The operators of these sites track software manufacturers' announcements of product flaws and of the security patches meant to correct them. The typical software program has hundreds of potential gaps, Mr. Verdeschi said.
When a company goes public with a new vulnerability, he said, "they notify the security community and the hacking community at the same time. It becomes a race. The problem is people don't download the patch."
Larry Ponemon, the chairman and founder of the Ponemon Institute in Tucson, which is dedicated to responsible information management practices, said in a separate conference session Wednesday that most corporations are woefully lacking in a comprehensive approach to consumer privacy issues.
Most companies have a privacy policy. But Mr. Ponemon, citing studies by his organization, said only about 8% of the policies are easy to read, only 15% are translated into multiple languages, and 12% do not note a redress process for consumers. And he said that only about a third of companies have budgets for privacy initiatives.

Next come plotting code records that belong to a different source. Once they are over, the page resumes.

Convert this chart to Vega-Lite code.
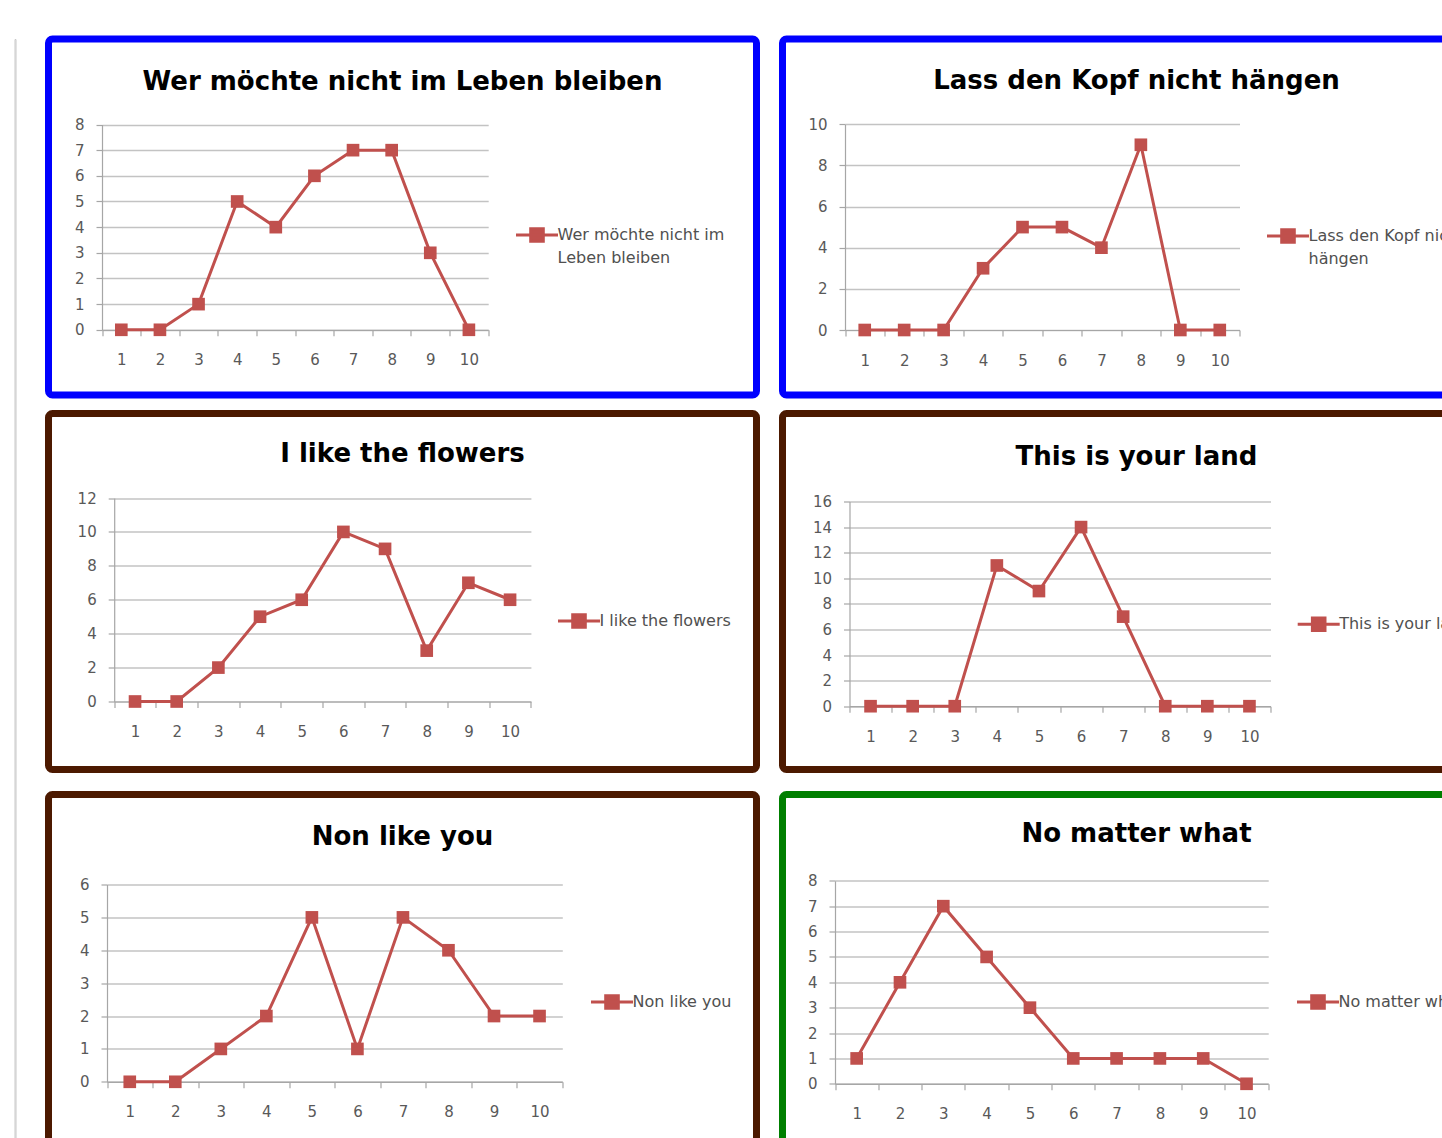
{
  "$schema": "https://vega.github.io/schema/vega-lite/v6.json",
  "background": "white",
  "padding": {"left": 13.5, "top": 35, "right": 0, "bottom": 0},
  "config": {
    "font": "DejaVu Sans",
    "view": {"cornerRadius": 4, "fill": "white"},
    "style": {"guide-label": {"lineHeight": 23}},
    "axis": {
      "title": null,
      "labelFont": "DejaVu Sans",
      "labelFontSize": 15,
      "labelColor": "#595959",
      "domainColor": "#A6A6A6",
      "domainWidth": 1.2,
      "tickColor": "#A6A6A6",
      "tickWidth": 1.2,
      "tickSize": 6,
      "gridColor": "#C3C3C3",
      "gridWidth": 1.3
    },
    "axisX": {"grid": false, "labelAngle": 0, "tickBand": "extent", "labelPadding": 17},
    "axisY": {"grid": true, "labelPadding": 12},
    "title": {
      "font": "DejaVu Sans",
      "fontSize": 26,
      "fontWeight": "bold",
      "color": "#000000",
      "anchor": "middle",
      "frame": "group",
      "baseline": "middle"
    },
    "legend": {
      "title": null,
      "orient": "none",
      "padding": 0,
      "labelFont": "DejaVu Sans",
      "labelFontSize": 16,
      "labelColor": "#505050",
      "labelOffset": -2,
      "labelLimit": 400,
      "symbolType": "M-1,0H1M-0.3,-0.3H0.3V0.3H-0.3Z",
      "symbolSize": 1764,
      "symbolStrokeWidth": 3,
      "symbolFillColor": "#C0504D",
      "symbolStrokeColor": "#C0504D"
    },
    "line": {"strokeWidth": 3}
  },
  "resolve": {"scale": {"color": "independent"}, "legend": {"color": "independent"}},
  "spacing": 28,
  "hconcat": [
    {
      "width": 1,
      "height": 1110,
      "view": {"stroke": "#C8C8C8", "strokeWidth": 1, "cornerRadius": 0},
      "data": {"values": [{}]},
      "mark": {"type": "rule", "opacity": 0},
      "encoding": {}
    },
    {
      "spacing": 10.5,
      "resolve": {"scale": {"color": "independent"}, "legend": {"color": "independent"}},
      "vconcat": [
        {
          "spacing": 18,
          "resolve": {"scale": {"color": "independent"}, "legend": {"color": "independent"}},
          "hconcat": [
            {
              "width": 708, "height": 356,
              "view": {"stroke": "#0000FF", "strokeWidth": 7},
              "title": {"text": "Wer möchte nicht im Leben bleiben", "offset": -55.5},
              "data": {"values": [
                {"song": "Wer möchte nicht im Leben bleiben", "n": 1, "votes": 0},
                {"song": "Wer möchte nicht im Leben bleiben", "n": 2, "votes": 0},
                {"song": "Wer möchte nicht im Leben bleiben", "n": 3, "votes": 1},
                {"song": "Wer möchte nicht im Leben bleiben", "n": 4, "votes": 5},
                {"song": "Wer möchte nicht im Leben bleiben", "n": 5, "votes": 4},
                {"song": "Wer möchte nicht im Leben bleiben", "n": 6, "votes": 6},
                {"song": "Wer möchte nicht im Leben bleiben", "n": 7, "votes": 7},
                {"song": "Wer möchte nicht im Leben bleiben", "n": 8, "votes": 7},
                {"song": "Wer möchte nicht im Leben bleiben", "n": 9, "votes": 3},
                {"song": "Wer möchte nicht im Leben bleiben", "n": 10, "votes": 0}
              ]},
              "mark": {"type": "line", "point": {"shape": "square", "size": 160, "filled": true, "opacity": 1}},
              "encoding": {
                "x": {"field": "n", "type": "ordinal", "scale": {"type": "band", "range": [53.5, 439.7], "paddingInner": 0, "paddingOuter": 0}, "axis": {"offset": -65.2}},
                "y": {"field": "votes", "type": "quantitative", "scale": {"domain": [0, 8], "range": [290.8, 85.5], "nice": false}, "axis": {"offset": -53.5, "values": [0, 1, 2, 3, 4, 5, 6, 7, 8]}},
                "color": {"field": "song", "type": "nominal", "scale": {"range": ["#C0504D"]},
                  "legend": {"legendX": 466, "legendY": 173.5, "labelExpr": "['Wer möchte nicht im', 'Leben bleiben']", "encode": {"symbols": {"update": {"fill": {"value": "#C0504D"}, "stroke": {"value": "#C0504D"}, "opacity": {"value": 1}}}, "labels": {"update": {"lineHeight": {"value": 23}}}}}}
              }
            },
            {
              "width": 708, "height": 356,
              "view": {"stroke": "#0000FF", "strokeWidth": 7},
              "title": {"text": "Lass den Kopf nicht hängen", "offset": -54.5},
              "data": {"values": [
                {"song": "Lass den Kopf nicht hängen", "n": 1, "votes": 0},
                {"song": "Lass den Kopf nicht hängen", "n": 2, "votes": 0},
                {"song": "Lass den Kopf nicht hängen", "n": 3, "votes": 0},
                {"song": "Lass den Kopf nicht hängen", "n": 4, "votes": 3},
                {"song": "Lass den Kopf nicht hängen", "n": 5, "votes": 5},
                {"song": "Lass den Kopf nicht hängen", "n": 6, "votes": 5},
                {"song": "Lass den Kopf nicht hängen", "n": 7, "votes": 4},
                {"song": "Lass den Kopf nicht hängen", "n": 8, "votes": 9},
                {"song": "Lass den Kopf nicht hängen", "n": 9, "votes": 0},
                {"song": "Lass den Kopf nicht hängen", "n": 10, "votes": 0}
              ]},
              "mark": {"type": "line", "point": {"shape": "square", "size": 160, "filled": true, "opacity": 1}},
              "encoding": {
                "x": {"field": "n", "type": "ordinal", "scale": {"type": "band", "range": [62.5, 457], "paddingInner": 0, "paddingOuter": 0}, "axis": {"offset": -65}},
                "y": {"field": "votes", "type": "quantitative", "scale": {"domain": [0, 10], "range": [291, 85.2], "nice": false}, "axis": {"offset": -62.5, "values": [0, 2, 4, 6, 8, 10]}},
                "color": {"field": "song", "type": "nominal", "scale": {"range": ["#C0504D"]},
                  "legend": {"legendX": 483, "legendY": 174.5, "labelExpr": "['Lass den Kopf nicht', 'hängen']", "encode": {"symbols": {"update": {"fill": {"value": "#C0504D"}, "stroke": {"value": "#C0504D"}, "opacity": {"value": 1}}}, "labels": {"update": {"lineHeight": {"value": 23}}}}}}
              }
            }
          ]
        },
        {
          "spacing": 17,
          "resolve": {"scale": {"color": "independent"}, "legend": {"color": "independent"}},
          "vconcat": [
            {
              "spacing": 18,
              "resolve": {"scale": {"color": "independent"}, "legend": {"color": "independent"}},
              "hconcat": [
                {
                  "width": 708, "height": 356,
                  "view": {"stroke": "#4C1900", "strokeWidth": 7},
                  "title": {"text": "I like the flowers", "offset": -53},
                  "data": {"values": [
                    {"song": "I like the flowers", "n": 1, "votes": 0},
                    {"song": "I like the flowers", "n": 2, "votes": 0},
                    {"song": "I like the flowers", "n": 3, "votes": 2},
                    {"song": "I like the flowers", "n": 4, "votes": 5},
                    {"song": "I like the flowers", "n": 5, "votes": 6},
                    {"song": "I like the flowers", "n": 6, "votes": 10},
                    {"song": "I like the flowers", "n": 7, "votes": 9},
                    {"song": "I like the flowers", "n": 8, "votes": 3},
                    {"song": "I like the flowers", "n": 9, "votes": 7},
                    {"song": "I like the flowers", "n": 10, "votes": 6}
                  ]},
                  "mark": {"type": "line", "point": {"shape": "square", "size": 160, "filled": true, "opacity": 1}},
                  "encoding": {
                    "x": {"field": "n", "type": "ordinal", "scale": {"type": "band", "range": [65.7, 482.4], "paddingInner": 0, "paddingOuter": 0}, "axis": {"offset": -68}},
                    "y": {"field": "votes", "type": "quantitative", "scale": {"domain": [0, 12], "range": [288, 84.5], "nice": false}, "axis": {"offset": -65.7, "values": [0, 2, 4, 6, 8, 10, 12]}},
                    "color": {"field": "song", "type": "nominal", "scale": {"range": ["#C0504D"]},
                      "legend": {"legendX": 508, "legendY": 185, "encode": {"symbols": {"update": {"fill": {"value": "#C0504D"}, "stroke": {"value": "#C0504D"}, "opacity": {"value": 1}}}}}}
                  }
                },
                {
                  "width": 708, "height": 356,
                  "view": {"stroke": "#4C1900", "strokeWidth": 7},
                  "title": {"text": "This is your land", "offset": -56},
                  "data": {"values": [
                    {"song": "This is your land", "n": 1, "votes": 0},
                    {"song": "This is your land", "n": 2, "votes": 0},
                    {"song": "This is your land", "n": 3, "votes": 0},
                    {"song": "This is your land", "n": 4, "votes": 11},
                    {"song": "This is your land", "n": 5, "votes": 9},
                    {"song": "This is your land", "n": 6, "votes": 14},
                    {"song": "This is your land", "n": 7, "votes": 7},
                    {"song": "This is your land", "n": 8, "votes": 0},
                    {"song": "This is your land", "n": 9, "votes": 0},
                    {"song": "This is your land", "n": 10, "votes": 0}
                  ]},
                  "mark": {"type": "line", "point": {"shape": "square", "size": 160, "filled": true, "opacity": 1}},
                  "encoding": {
                    "x": {"field": "n", "type": "ordinal", "scale": {"type": "band", "range": [67, 488], "paddingInner": 0, "paddingOuter": 0}, "axis": {"offset": -63.3}},
                    "y": {"field": "votes", "type": "quantitative", "scale": {"domain": [0, 16], "range": [292.7, 88], "nice": false}, "axis": {"offset": -67, "values": [0, 2, 4, 6, 8, 10, 12, 14, 16]}},
                    "color": {"field": "song", "type": "nominal", "scale": {"range": ["#C0504D"]},
                      "legend": {"legendX": 513.7, "legendY": 188.3, "encode": {"symbols": {"update": {"fill": {"value": "#C0504D"}, "stroke": {"value": "#C0504D"}, "opacity": {"value": 1}}}}}}
                  }
                }
              ]
            },
            {
              "spacing": 18,
              "resolve": {"scale": {"color": "independent"}, "legend": {"color": "independent"}},
              "hconcat": [
                {
                  "width": 708, "height": 356,
                  "view": {"stroke": "#4C1900", "strokeWidth": 7},
                  "title": {"text": "Non like you", "offset": -55},
                  "data": {"values": [
                    {"song": "Non like you", "n": 1, "votes": 0},
                    {"song": "Non like you", "n": 2, "votes": 0},
                    {"song": "Non like you", "n": 3, "votes": 1},
                    {"song": "Non like you", "n": 4, "votes": 2},
                    {"song": "Non like you", "n": 5, "votes": 5},
                    {"song": "Non like you", "n": 6, "votes": 1},
                    {"song": "Non like you", "n": 7, "votes": 5},
                    {"song": "Non like you", "n": 8, "votes": 4},
                    {"song": "Non like you", "n": 9, "votes": 2},
                    {"song": "Non like you", "n": 10, "votes": 2}
                  ]},
                  "mark": {"type": "line", "point": {"shape": "square", "size": 160, "filled": true, "opacity": 1}},
                  "encoding": {
                    "x": {"field": "n", "type": "ordinal", "scale": {"type": "band", "range": [58.5, 513.8], "paddingInner": 0, "paddingOuter": 0}, "axis": {"offset": -68.7}},
                    "y": {"field": "votes", "type": "quantitative", "scale": {"domain": [0, 6], "range": [287.3, 90], "nice": false}, "axis": {"offset": -58.5, "values": [0, 1, 2, 3, 4, 5, 6]}},
                    "color": {"field": "song", "type": "nominal", "scale": {"range": ["#C0504D"]},
                      "legend": {"legendX": 541, "legendY": 185, "encode": {"symbols": {"update": {"fill": {"value": "#C0504D"}, "stroke": {"value": "#C0504D"}, "opacity": {"value": 1}}}}}}
                  }
                },
                {
                  "width": 708, "height": 356,
                  "view": {"stroke": "#007F00", "strokeWidth": 7},
                  "title": {"text": "No matter what", "offset": -52},
                  "data": {"values": [
                    {"song": "No matter what", "n": 1, "votes": 1},
                    {"song": "No matter what", "n": 2, "votes": 4},
                    {"song": "No matter what", "n": 3, "votes": 7},
                    {"song": "No matter what", "n": 4, "votes": 5},
                    {"song": "No matter what", "n": 5, "votes": 3},
                    {"song": "No matter what", "n": 6, "votes": 1},
                    {"song": "No matter what", "n": 7, "votes": 1},
                    {"song": "No matter what", "n": 8, "votes": 1},
                    {"song": "No matter what", "n": 9, "votes": 1},
                    {"song": "No matter what", "n": 10, "votes": 0}
                  ]},
                  "mark": {"type": "line", "point": {"shape": "square", "size": 160, "filled": true, "opacity": 1}},
                  "encoding": {
                    "x": {"field": "n", "type": "ordinal", "scale": {"type": "band", "range": [52.5, 485.7], "paddingInner": 0, "paddingOuter": 0}, "axis": {"offset": -66.7}},
                    "y": {"field": "votes", "type": "quantitative", "scale": {"domain": [0, 8], "range": [289.3, 86.3], "nice": false}, "axis": {"offset": -52.5, "values": [0, 1, 2, 3, 4, 5, 6, 7, 8]}},
                    "color": {"field": "song", "type": "nominal", "scale": {"range": ["#C0504D"]},
                      "legend": {"legendX": 513, "legendY": 185, "encode": {"symbols": {"update": {"fill": {"value": "#C0504D"}, "stroke": {"value": "#C0504D"}, "opacity": {"value": 1}}}}}}
                  }
                }
              ]
            }
          ]
        }
      ]
    }
  ]
}
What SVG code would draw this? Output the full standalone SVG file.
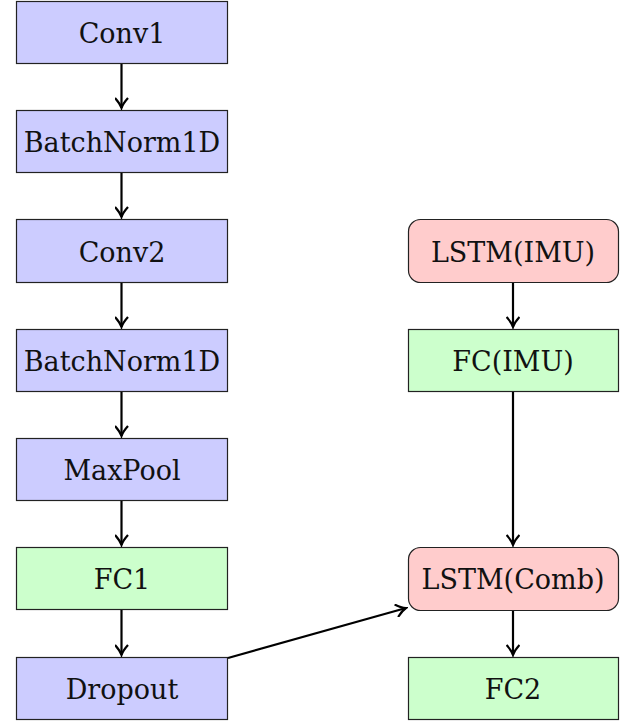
<svg xmlns="http://www.w3.org/2000/svg" width="626" height="723" viewBox="0 0 626 723">
<style>
.b{stroke:#222;stroke-width:1.2}
.blue{fill:#ccccff}
.green{fill:#ccffcc}
.red{fill:#ffcccc}
text{font-family:"DejaVu Serif",serif;font-size:27px;fill:#111;text-anchor:middle}
.c path{stroke:#000;stroke-width:2.2;fill:none;marker-end:url(#ah)}
</style>
<defs>
<marker id="ah" markerWidth="14" markerHeight="14" viewBox="-12 -7 14 14" refX="0" refY="0" orient="auto" markerUnits="userSpaceOnUse">
<path d="M-10,-6.5 Q-4.5,-1.5 0,0 Q-4.5,1.5 -10,6.5" fill="none" stroke="#000" stroke-width="2.2"/>
</marker>
</defs>
<rect width="626" height="723" fill="#fff"/>
<g id="conv1"><rect class="b blue" x="16.5" y="1.5" width="211" height="62"/><text x="122" y="43">Conv1</text></g>
<g id="bn1"><rect class="b blue" x="16.5" y="110.5" width="211" height="62"/><text x="122" y="152">BatchNorm1D</text></g>
<g id="conv2"><rect class="b blue" x="16.5" y="219.5" width="211" height="63"/><text x="122" y="262">Conv2</text></g>
<g id="bn2"><rect class="b blue" x="16.5" y="329.5" width="211" height="62"/><text x="122" y="371">BatchNorm1D</text></g>
<g id="maxpool"><rect class="b blue" x="16.5" y="438.5" width="211" height="62"/><text x="122" y="480">MaxPool</text></g>
<g id="fc1"><rect class="b green" x="16.5" y="547.5" width="211" height="62"/><text x="122" y="589">FC1</text></g>
<g id="dropout"><rect class="b blue" x="16.5" y="657.5" width="211" height="62"/><text x="122" y="699">Dropout</text></g>
<g id="lstm_imu"><rect class="b red" x="408.5" y="219.5" width="210" height="63" rx="12"/><text x="513" y="262">LSTM(IMU)</text></g>
<g id="fc_imu"><rect class="b green" x="408.5" y="329.5" width="210" height="62"/><text x="513" y="371">FC(IMU)</text></g>
<g id="lstm_comb"><rect class="b red" x="408.5" y="547.5" width="210" height="63" rx="12"/><text x="513" y="589">LSTM(Comb)</text></g>
<g id="fc2"><rect class="b green" x="408.5" y="657.5" width="210" height="62"/><text x="513" y="699">FC2</text></g>
<g class="c" id="connectors">
<path d="M121.5,64 V108"/>
<path d="M121.5,173 V217"/>
<path d="M121.5,283 V327"/>
<path d="M121.5,392 V436"/>
<path d="M121.5,501 V545"/>
<path d="M121.5,610 V655"/>
<path d="M513,283 V327"/>
<path d="M513,392 V545"/>
<path d="M513,611 V655"/>
<path d="M228,658 L406,608"/>
</g>
</svg>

Such shortcomings can haunt a company if its Web site gets hacked and consumer information gets compromised, Mr. Ponemon said. The damage could be a "front-page story that can result in a decline in [the company's] stock price," he said.
His discussion included a couple of his own experiences with data collectors.
One company told him he was a graduate of the University of Kansas (he is not). Though the information might have been gathered for marketing purposes, it could be transferred and used to determine "whether I can get on an airplane," Mr. Ponemon said.
"Who's watching the watchers and making sure they're doing the right thing?" he added.
Another time, he completed a survey from a bank shortly after starting an account with it. He thought it went too far by requesting the names of his children, so he gave the name of his dog, Colonel Dan. The survey said all information the customer provided was confidential and would not be used in any promotion, but a few weeks after filling it out Mr. Ponemon got a letter addressed to "Colonel Dan, retired Colonel of the U.S. Air Force."
Bank executives told him they did not know how that could have happened, and promised to inform him personally what went wrong. A month passed and finally a form letter arrived in the mail noting that Mr. Ponemon could sue the bank.
More often than not, though, privacy breaches occur when "good people do foolish things," like keeping a Post-It of a password on the computer, he said.
Sound sign-up procedures are crucial, Mr. Ponemon said. "You have to have an enrollment process that's fail-safe. Otherwise you let bad guys into the system."